On Tue, Dec 18, 2018 at 07:16:03PM -0500, Theodore Y. Ts'o wrote:
> Sure, but what would be the benefit of doing different things on the
> back end?  I think this is a really more of a philophical objection
> than anything else.  With both fsverity and fscrypt, well over 95% of
> the implementation is shared between ext4 and f2fs.  And from a
> cryptographic design, that's something I consider a feature, not a
> bug.  Cryptographic code is subtle in very different ways compared to
> file system code.  So it's a good thing to having it done once and
> audited by crypto specialists, as opposed to having each file system
> doing it differently / independently.

Where the data is located on disk should not matter for the crypto
details.  If it does you have severe implementation issues.

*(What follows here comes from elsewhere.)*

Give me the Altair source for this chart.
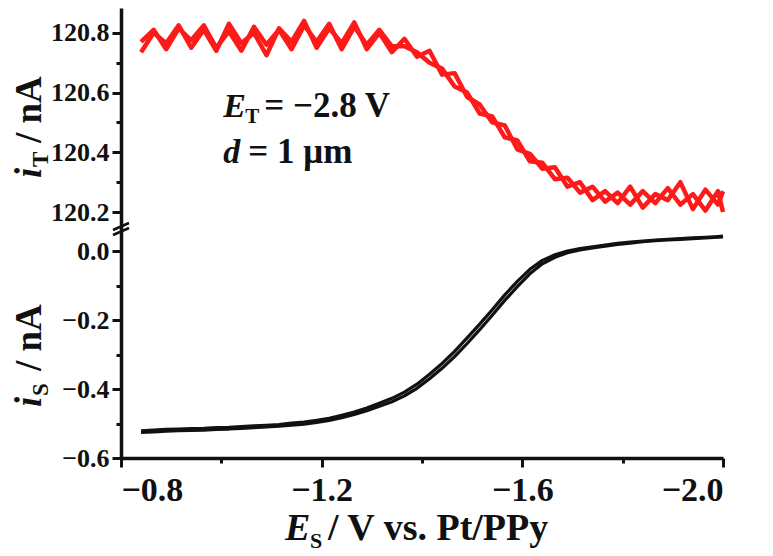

> Right, the current interface makes it somewhat more awkward to do
> these other things --- but the question is *why* would you want to in
> the first place?  Why add the extra complexity?  I'm a big believer of
> the KISS principle, and if there was a reason why a file system would
> want to store the Merkle tree somewhere else, we could talk about it,
> but I see only downside, and no upside.

Filesystems already use blocks beyond EOF for preallocation, either
speculative by the file system itself, or explicitly by the user with
fallocate.  I bet you will run into bugs with your creative abuse
sooner or later.  Indepnd of that the interface simply is gross, which
is enough of a reason not to merge it.